La concertazione di Renzi «non esiste»: e se lo dice il ministro del Lavoro in persona, c’è da crederci. L’affermazione è arrivata ieri mattina da Giuliano Poletti, dopo che nel fine settimana il presidente del consiglio aveva già strigliato per bene Cgil e Confindustria, definendoli «la palude» (mentre a sé ha avocato il ruolo di «torrente») e subito dopo i suoi numero uno, Susanna Camusso e Giorgio Squinzi, bollandoli come «la strana coppia». Ed ecco il culmine del lunedì, in bocca a Poletti: «La concertazione di Renzi credo che non esista – ha spiegato il ministro – È nostra intenzione confrontarci e dialogare, ma alla fine il governo decide, si prende le sue responsabilità e i cittadini lo giudicano per quello che fa».

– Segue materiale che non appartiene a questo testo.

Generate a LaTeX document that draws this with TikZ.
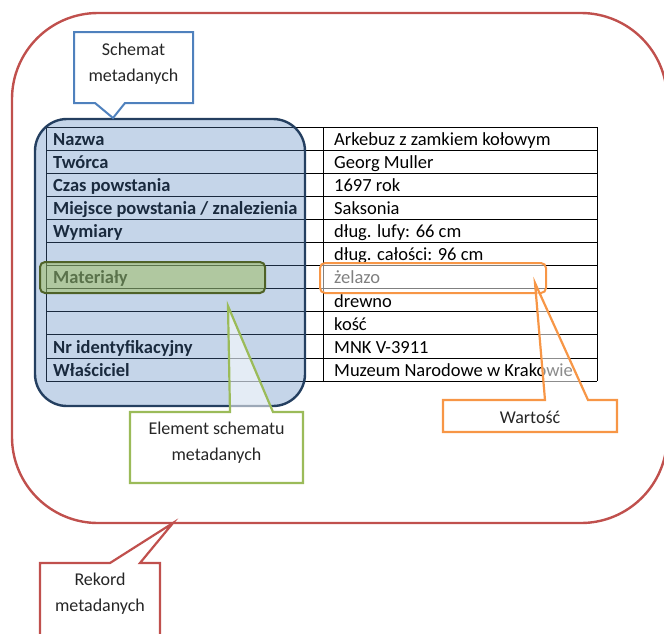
\documentclass[tikz,border=0pt]{standalone}
\usepackage{fontspec}
\setmainfont{Carlito}
\definecolor{recred}{HTML}{C0504D}
\definecolor{schblue}{HTML}{4F81BD}
\definecolor{boxnavy}{HTML}{243F60}
\definecolor{elgreen}{HTML}{9BBB59}
\definecolor{eldark}{HTML}{4F6228}
\definecolor{valorange}{HTML}{F79646}
\begin{document}
\begin{tikzpicture}[x=1pt,y=-1pt,
  tabtext/.style={anchor=base west,inner sep=0pt,font=\fontsize{18.5}{22}\selectfont},
  tablabel/.style={tabtext,font=\fontsize{18.5}{22}\selectfont\bfseries},
  calltext/.style={align=center,inner sep=0pt,font=\fontsize{18}{26}\selectfont,text=black!85},
  callshape/.style={line width=2.2pt,fill=white,fill opacity=0.55,line join=miter},
  tabline/.style={line width=0.9pt,black}
]
\useasboundingbox (0,0) rectangle (664,633);
% big record shape
\draw[recred,line width=2.4pt,rounded corners=86pt] (12,13) rectangle (667,523);
% table
\foreach \i in {0,...,11}{\draw[tabline] (46,{127+23.1*\i}) -- (597,{127+23.1*\i});}
\draw[tabline] (46,127) -- (46,381.1);
\draw[tabline] (323,127) -- (323,381.1);
\draw[tabline] (597,127) -- (597,381.1);
\def\rowbase#1{127+23.1*#1+18.3}
\node[tablabel] (l0) at (53,{\rowbase{0}}) {Nazwa};
\node[tablabel] (l1) at (53,{\rowbase{1}}) {Twórca};
\node[tablabel] (l2) at (53,{\rowbase{2}}) {Czas powstania};
\node[tablabel] (l3) at (53,{\rowbase{3}}) {Miejsce powstania / znalezienia};
\node[tablabel] (l4) at (53,{\rowbase{4}}) {Wymiary};
\node[tablabel] (l6) at (53,{\rowbase{6}}) {Materiały};
\node[tablabel] (l9) at (53,{\rowbase{9}}) {Nr identyfikacyjny};
\node[tablabel] (l10) at (53,{\rowbase{10}}) {Właściciel};
\node[tabtext] (v0) at (334,{\rowbase{0}}) {Arkebuz z zamkiem kołowym};
\node[tabtext] (v1) at (334,{\rowbase{1}}) {Georg Muller};
\node[tabtext] (v2) at (334,{\rowbase{2}}) {1697 rok};
\node[tabtext] (v3) at (334,{\rowbase{3}}) {Saksonia};
\node[tabtext] (v4) at (334,{\rowbase{4}}) {dług. lufy: 66 cm};
\node[tabtext] (v5) at (334,{\rowbase{5}}) {dług. całości: 96 cm};
\node[tabtext] (v6) at (334,{\rowbase{6}}) {żelazo};
\node[tabtext] (v7) at (334,{\rowbase{7}}) {drewno};
\node[tabtext] (v8) at (334,{\rowbase{8}}) {kość};
\node[tabtext] (v9) at (334,{\rowbase{9}}) {MNK V-3911};
\node[tabtext] (v10) at (334,{\rowbase{10}}) {Muzeum Narodowe w Krakowie};
% schema box
\draw[boxnavy,line width=2.4pt,fill=schblue,fill opacity=0.33,rounded corners=32pt] (35,119) rectangle (305,406);
% element highlight
\draw[eldark,line width=2pt,fill=elgreen,fill opacity=0.5,rounded corners=5pt] (40,262) rectangle (265,293);
% value highlight
\draw[valorange,line width=2pt,fill=white,fill opacity=0.5,rounded corners=5pt] (320,263) rectangle (546,293);
% callout: Schemat metadanych
\coordinate (schtip) at (113,118);
\draw[callshape,draw=schblue,line width=2pt] (74,32) -- (193,32) -- (193,103) -- (125,103) -- (schtip) -- (95,103) -- (74,103) -- cycle;
\node[calltext] (sch) at (133.5,64) {Schemat\\metadanych};
% callout: Element schematu metadanych
\coordinate (eltip) at (228,306);
\draw[callshape,draw=elgreen] (130,412) -- (230,412) -- (eltip) -- (273,412) -- (303,412) -- (303,483) -- (130,483) -- cycle;
\node[calltext] (el) at (216.5,443) {Element schematu\\metadanych};
% callout: Wartość
\coordinate (valtip) at (535,283);
\draw[callshape,draw=valorange] (443,400) -- (545,400) -- (valtip) -- (588,400) -- (617,400) -- (617,432) -- (443,432) -- cycle;
\node[calltext] (val) at (530,417) {Wartość};
% callout: Rekord metadanych
\coordinate (rectip) at (173,523);
\draw[callshape,draw=recred] (40,563) -- (110,563) -- (rectip) -- (140,563) -- (160,563) -- (160,660) -- (40,660) -- cycle;
\node[calltext] (rec) at (100,594) {Rekord\\metadanych};
\end{tikzpicture}
\end{document}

Il concetto è chiaro, e in effetti lo stesso Renzi lo aveva anticipato, sempre questo week end, affermando che la sua politica è indirizzata a soddisfare le famiglie italiane, e non i “corpi intermedi” che dovrebbero rappresentarle (almeno alcune): appunto il mondo delle imprese e il sindacato.

«Esiste un confronto, in Europa esiste il dialogo sociale – ha proseguito Poletti – Da europei dobbiamo sviluppare il dialogo ma dobbiamo affermare la responsabilità di ognuno nello svolgere la propria funzione. Bisogna discutere, ascoltarsi, confrontarsi. Io faccio il ministro del lavoro, quindi con le parti sociali mi incontro tutte le volte che è utile, ma la cosa che deve essere chiara è che quando è l’ora di decidere, io il ministro, e quindi il governo, decide e viene giudicato dai cittadini».

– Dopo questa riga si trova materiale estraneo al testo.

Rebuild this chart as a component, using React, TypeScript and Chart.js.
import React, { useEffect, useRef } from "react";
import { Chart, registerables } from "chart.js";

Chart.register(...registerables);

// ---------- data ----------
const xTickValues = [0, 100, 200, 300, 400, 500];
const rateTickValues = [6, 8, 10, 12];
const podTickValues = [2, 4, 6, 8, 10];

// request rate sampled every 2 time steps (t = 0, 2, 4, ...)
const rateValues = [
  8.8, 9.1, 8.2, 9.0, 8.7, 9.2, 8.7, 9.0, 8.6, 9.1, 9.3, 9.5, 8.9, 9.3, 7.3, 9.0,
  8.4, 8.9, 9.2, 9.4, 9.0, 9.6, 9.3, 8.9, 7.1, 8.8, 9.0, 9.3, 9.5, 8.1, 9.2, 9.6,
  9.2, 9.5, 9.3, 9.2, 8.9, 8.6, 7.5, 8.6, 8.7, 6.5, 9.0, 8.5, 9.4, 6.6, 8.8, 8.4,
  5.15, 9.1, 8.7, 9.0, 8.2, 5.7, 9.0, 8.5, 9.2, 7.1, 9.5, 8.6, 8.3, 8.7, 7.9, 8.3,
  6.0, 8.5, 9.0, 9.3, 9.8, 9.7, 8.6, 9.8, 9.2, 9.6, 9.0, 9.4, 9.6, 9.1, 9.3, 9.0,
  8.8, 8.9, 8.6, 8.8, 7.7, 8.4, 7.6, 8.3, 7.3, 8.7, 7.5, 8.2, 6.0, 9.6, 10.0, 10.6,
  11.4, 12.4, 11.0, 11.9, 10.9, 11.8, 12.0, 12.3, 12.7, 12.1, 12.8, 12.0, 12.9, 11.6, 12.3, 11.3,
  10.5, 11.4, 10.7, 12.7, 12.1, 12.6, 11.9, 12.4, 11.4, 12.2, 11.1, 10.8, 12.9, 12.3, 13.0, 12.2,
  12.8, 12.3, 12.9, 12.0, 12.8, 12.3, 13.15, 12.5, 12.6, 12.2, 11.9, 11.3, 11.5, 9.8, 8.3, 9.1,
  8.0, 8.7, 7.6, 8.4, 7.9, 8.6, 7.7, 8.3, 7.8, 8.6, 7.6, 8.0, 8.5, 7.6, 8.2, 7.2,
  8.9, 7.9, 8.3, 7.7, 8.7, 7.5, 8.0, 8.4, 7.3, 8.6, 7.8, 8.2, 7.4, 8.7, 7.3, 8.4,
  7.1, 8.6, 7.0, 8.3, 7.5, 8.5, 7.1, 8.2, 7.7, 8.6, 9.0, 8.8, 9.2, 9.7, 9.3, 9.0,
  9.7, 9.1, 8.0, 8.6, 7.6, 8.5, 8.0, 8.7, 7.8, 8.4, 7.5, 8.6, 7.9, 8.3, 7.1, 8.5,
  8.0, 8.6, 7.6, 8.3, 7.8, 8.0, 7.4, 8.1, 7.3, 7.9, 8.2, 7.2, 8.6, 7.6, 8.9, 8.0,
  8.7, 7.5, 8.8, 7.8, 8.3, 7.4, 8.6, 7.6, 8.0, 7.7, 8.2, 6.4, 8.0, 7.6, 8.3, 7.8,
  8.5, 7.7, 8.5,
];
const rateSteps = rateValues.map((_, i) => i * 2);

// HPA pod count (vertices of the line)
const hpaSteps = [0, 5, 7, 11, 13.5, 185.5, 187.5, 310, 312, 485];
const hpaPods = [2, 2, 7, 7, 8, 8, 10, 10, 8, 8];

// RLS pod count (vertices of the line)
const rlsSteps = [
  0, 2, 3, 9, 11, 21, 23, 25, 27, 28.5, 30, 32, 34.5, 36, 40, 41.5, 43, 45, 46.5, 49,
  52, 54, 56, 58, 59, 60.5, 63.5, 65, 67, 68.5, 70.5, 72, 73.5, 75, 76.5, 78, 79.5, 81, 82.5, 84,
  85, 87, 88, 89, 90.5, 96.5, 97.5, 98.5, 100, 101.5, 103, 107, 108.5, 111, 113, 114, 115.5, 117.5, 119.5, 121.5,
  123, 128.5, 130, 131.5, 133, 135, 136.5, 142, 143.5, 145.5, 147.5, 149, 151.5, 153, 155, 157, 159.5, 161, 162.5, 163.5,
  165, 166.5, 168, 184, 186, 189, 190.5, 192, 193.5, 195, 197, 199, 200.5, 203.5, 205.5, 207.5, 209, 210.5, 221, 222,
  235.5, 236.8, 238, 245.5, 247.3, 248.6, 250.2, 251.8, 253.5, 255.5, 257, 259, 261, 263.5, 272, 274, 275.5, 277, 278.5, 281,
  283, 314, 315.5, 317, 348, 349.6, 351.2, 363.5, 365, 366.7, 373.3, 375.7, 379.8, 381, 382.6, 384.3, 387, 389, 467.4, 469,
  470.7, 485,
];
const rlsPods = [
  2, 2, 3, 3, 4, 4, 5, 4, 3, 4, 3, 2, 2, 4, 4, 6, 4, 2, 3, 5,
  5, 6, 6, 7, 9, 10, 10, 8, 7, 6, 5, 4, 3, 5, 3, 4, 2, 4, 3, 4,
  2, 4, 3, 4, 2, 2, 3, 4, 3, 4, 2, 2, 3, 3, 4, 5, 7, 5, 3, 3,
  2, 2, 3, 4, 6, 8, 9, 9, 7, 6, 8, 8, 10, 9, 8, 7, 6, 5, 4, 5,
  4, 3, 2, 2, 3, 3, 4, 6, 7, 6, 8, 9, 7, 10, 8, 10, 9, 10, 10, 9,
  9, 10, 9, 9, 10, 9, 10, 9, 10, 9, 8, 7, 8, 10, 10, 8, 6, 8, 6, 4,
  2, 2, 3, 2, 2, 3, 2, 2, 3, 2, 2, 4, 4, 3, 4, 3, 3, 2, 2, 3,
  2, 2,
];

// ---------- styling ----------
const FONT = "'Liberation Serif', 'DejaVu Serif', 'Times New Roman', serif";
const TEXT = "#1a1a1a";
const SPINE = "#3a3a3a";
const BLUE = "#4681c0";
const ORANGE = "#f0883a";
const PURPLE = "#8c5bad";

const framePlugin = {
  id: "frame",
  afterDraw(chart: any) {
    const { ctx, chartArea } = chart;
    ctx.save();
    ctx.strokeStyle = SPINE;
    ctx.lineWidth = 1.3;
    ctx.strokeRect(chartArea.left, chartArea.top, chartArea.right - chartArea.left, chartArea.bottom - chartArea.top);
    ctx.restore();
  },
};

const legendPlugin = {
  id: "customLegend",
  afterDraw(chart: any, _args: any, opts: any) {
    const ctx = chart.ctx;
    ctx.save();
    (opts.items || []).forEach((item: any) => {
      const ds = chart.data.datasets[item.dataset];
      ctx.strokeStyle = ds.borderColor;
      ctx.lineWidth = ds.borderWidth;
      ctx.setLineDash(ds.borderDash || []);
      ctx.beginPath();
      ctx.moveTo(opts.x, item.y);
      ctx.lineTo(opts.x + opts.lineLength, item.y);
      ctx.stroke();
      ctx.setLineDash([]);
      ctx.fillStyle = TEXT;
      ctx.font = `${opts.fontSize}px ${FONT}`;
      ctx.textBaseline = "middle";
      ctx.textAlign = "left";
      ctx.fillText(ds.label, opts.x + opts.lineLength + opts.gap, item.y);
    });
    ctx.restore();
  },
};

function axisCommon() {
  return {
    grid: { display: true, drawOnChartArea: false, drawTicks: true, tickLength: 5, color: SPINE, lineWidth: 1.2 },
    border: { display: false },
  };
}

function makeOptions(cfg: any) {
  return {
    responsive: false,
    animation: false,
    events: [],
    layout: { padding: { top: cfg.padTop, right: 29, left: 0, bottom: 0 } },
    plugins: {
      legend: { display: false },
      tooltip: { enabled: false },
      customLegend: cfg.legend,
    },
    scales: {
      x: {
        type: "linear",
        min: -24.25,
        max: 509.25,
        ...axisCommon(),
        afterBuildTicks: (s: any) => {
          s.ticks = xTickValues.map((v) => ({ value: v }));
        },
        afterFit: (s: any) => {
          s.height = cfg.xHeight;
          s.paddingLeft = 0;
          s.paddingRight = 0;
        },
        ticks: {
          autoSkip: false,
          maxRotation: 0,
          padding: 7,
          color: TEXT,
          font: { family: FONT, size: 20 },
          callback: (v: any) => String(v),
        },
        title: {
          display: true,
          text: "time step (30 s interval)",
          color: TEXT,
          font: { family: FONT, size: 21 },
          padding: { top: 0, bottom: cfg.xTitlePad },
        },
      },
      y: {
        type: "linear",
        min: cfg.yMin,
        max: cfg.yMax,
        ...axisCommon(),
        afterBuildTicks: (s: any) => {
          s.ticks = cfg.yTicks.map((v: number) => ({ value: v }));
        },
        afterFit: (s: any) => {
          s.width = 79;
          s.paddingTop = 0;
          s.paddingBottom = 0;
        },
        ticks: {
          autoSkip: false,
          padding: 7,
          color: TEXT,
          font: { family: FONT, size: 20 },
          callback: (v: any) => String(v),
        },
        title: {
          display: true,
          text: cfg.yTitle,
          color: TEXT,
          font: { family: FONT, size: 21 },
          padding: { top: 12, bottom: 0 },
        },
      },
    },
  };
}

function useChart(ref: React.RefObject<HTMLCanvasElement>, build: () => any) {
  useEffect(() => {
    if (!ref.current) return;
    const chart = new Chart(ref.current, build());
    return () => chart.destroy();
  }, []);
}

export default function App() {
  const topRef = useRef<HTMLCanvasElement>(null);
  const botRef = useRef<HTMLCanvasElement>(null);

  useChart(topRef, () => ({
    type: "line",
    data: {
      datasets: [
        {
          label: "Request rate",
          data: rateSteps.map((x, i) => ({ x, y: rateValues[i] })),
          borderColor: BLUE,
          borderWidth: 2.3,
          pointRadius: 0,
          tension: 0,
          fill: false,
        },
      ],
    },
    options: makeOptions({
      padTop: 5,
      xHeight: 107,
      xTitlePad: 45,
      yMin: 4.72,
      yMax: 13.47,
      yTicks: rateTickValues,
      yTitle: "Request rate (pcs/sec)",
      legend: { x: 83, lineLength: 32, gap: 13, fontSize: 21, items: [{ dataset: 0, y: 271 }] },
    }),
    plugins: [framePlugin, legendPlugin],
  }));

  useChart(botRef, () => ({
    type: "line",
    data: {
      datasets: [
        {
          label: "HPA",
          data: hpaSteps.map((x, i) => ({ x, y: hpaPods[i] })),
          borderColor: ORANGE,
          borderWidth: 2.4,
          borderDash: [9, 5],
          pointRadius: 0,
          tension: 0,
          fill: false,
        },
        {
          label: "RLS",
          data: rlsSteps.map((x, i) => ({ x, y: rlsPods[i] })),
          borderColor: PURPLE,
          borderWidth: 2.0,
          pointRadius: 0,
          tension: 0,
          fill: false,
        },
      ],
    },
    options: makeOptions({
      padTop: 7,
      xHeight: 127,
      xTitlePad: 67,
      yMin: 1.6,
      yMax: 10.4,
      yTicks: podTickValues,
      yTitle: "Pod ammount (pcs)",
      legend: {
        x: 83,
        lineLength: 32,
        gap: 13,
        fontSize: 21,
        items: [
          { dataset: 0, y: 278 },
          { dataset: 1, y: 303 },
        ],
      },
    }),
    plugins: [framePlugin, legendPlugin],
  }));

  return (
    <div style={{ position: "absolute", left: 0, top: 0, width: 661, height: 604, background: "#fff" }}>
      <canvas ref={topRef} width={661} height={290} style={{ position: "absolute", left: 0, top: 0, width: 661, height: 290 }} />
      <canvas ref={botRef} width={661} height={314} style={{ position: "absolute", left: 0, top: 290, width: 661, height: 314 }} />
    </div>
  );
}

Le parole il ministro le ha pronunciate su Agorà, di Rai 3: più tardi Poletti ha partecipato a una conferenza stampa con Cesare Damiano, presidente della Commissione Lavoro della Camera, tra i più critici al suo decreto sui contratti a termine e apprendistato.

Il titolare del Lavoro ha chiarito proprio durante la conferenza stampa che il decreto non potrà essere cambiato più di tanto, e che addirittura è pronto a «opporsi con tutte le forze» contro eventuali «stravolgimenti»: «Dialogheremo con le Commissioni e il Parlamento – ha spiegato Poletti – ma se qualcuno pensa di stravolgere quello che abbiamo fatto, ci opporremo con tutte le forze».

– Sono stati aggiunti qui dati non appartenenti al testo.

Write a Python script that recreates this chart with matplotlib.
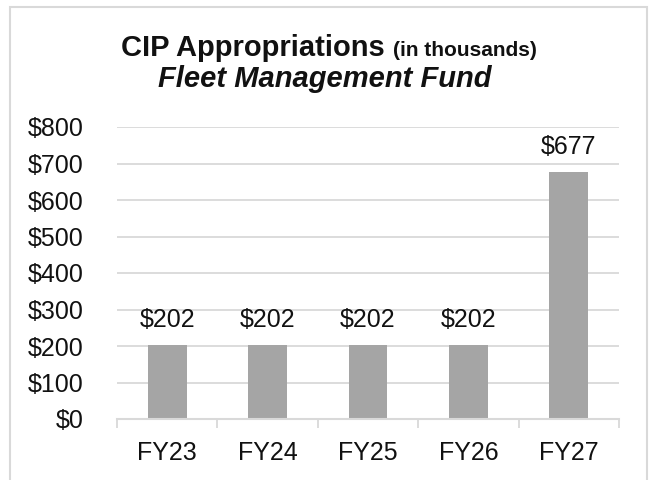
import matplotlib
matplotlib.use("Agg")
import matplotlib.pyplot as plt
from matplotlib.patches import Rectangle
from matplotlib.ticker import FixedLocator

categories = ["FY23", "FY24", "FY25", "FY26", "FY27"]
values = [202, 202, 202, 202, 677]
y_ticks = [0, 100, 200, 300, 400, 500, 600, 700, 800]
y_tick_labels = ["$0", "$100", "$200", "$300", "$400", "$500", "$600", "$700", "$800"]

plt.rcParams["font.family"] = ["Liberation Sans", "DejaVu Sans"]

W, H, DPI = 650, 480, 100
fig = plt.figure(figsize=(W / DPI, H / DPI), dpi=DPI)
fig.patch.set_facecolor("white")

# outer chart frame
fig.add_artist(Rectangle((10 / W, -0.1), 637 / W, 1.1 - 7 / H,
                         transform=fig.transFigure, fill=False,
                         edgecolor="#D9D9D9", linewidth=1.5))

ax = fig.add_axes([117 / W, 1 - 419 / H, 502 / W, 292 / H])
x = list(range(len(categories)))
ax.bar(x, values, width=0.385, color="#A5A5A5", zorder=3)

ax.set_xlim(-0.5, len(categories) - 0.5)
ax.set_ylim(0, 800)
ax.set_yticks(y_ticks)
ax.set_yticklabels(y_tick_labels)
ax.set_xticks(x)
ax.set_xticklabels(categories)
ax.xaxis.set_minor_locator(FixedLocator([i - 0.5 for i in range(len(categories) + 1)]))

ax.grid(axis="y", color="#D9D9D9", linewidth=1.3, zorder=0)
for s in ["top", "right", "left"]:
    ax.spines[s].set_visible(False)
ax.spines["bottom"].set_color("#D9D9D9")
ax.spines["bottom"].set_linewidth(1.5)
ax.spines["bottom"].set_zorder(4)

ax.tick_params(axis="y", length=0, pad=24, labelsize=18, labelcolor="#111111")
ax.tick_params(axis="x", which="major", length=0, pad=16, labelsize=18, labelcolor="#111111")
ax.tick_params(axis="x", which="minor", length=6.5, width=1.3, color="#D9D9D9", direction="out")

for xi, v in zip(x, values):
    ax.annotate(f"${v}", (xi, v), xytext=(0, 13), textcoords="offset points",
                ha="center", va="baseline", fontsize=18, color="#111111")

# title, first line with a smaller suffix
t1 = fig.text(0, 1 - 56 / H, "CIP Appropriations ", fontsize=21, fontweight="bold",
              va="baseline", ha="left", color="#111111")
t2 = fig.text(0, 1 - 56 / H, "(in thousands)", fontsize=15, fontweight="bold",
              va="baseline", ha="left", color="#111111")
r = fig.canvas.get_renderer()
w1 = t1.get_window_extent(r).width
w2 = t2.get_window_extent(r).width
start = 329 - (w1 + w2) / 2
t1.set_x(start / W)
t2.set_x((start + w1) / W)

fig.text(325 / W, 1 - 87 / H, "Fleet Management Fund", fontsize=21, fontweight="bold",
         fontstyle="italic", va="baseline", ha="center", color="#111111")

fig.savefig("out.png", dpi=DPI, facecolor="white")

«No a stravolgimenti» era proprio lo slogan scelto la settimana scorsa da Squinzi per difendere l’integrità del decreto: e anzi, a guardar bene questo provvedimento, bisognerebbe proprio chiedersi se non sia un po’ una commedia il presunto scontro Renzi-Confindustria: la Cgil ha certamente da lamentarsi per questa misura – e infatti lo ha fatto, chiedendo modifiche al dl Poletti – ma per le imprese è invece una manna.

E va detto che lo stesso leader di Confindustria ha chiarito che non c’è affatto opposizione da parte sua al governo, anzi «La contrapposizione che sta montando in questo momento è essenzialmente mediatica e non corrisponde alla nostra visione – ha spiegato Squinzi – Posso garantire fin d’ora che saremo i sostenitori più leali del governo in attesa delle riforme e di vederle applicate». Insomma, le riforme ci piacciono, dicono le imprese, però si devono applicare.

Poi la richiesta di Squinzi: «Serve una drastica revisione del patto fiscale che ha penalizzato imprese e lavoro ponendo l’industria italiana in svantaggio competitivo».

Ma ha detto la sua anche Susanna Camusso: «Scavalcare le parti sociali è una mossa conservatrice: posizioni come quelle di Renzi indeboliscono la democrazia».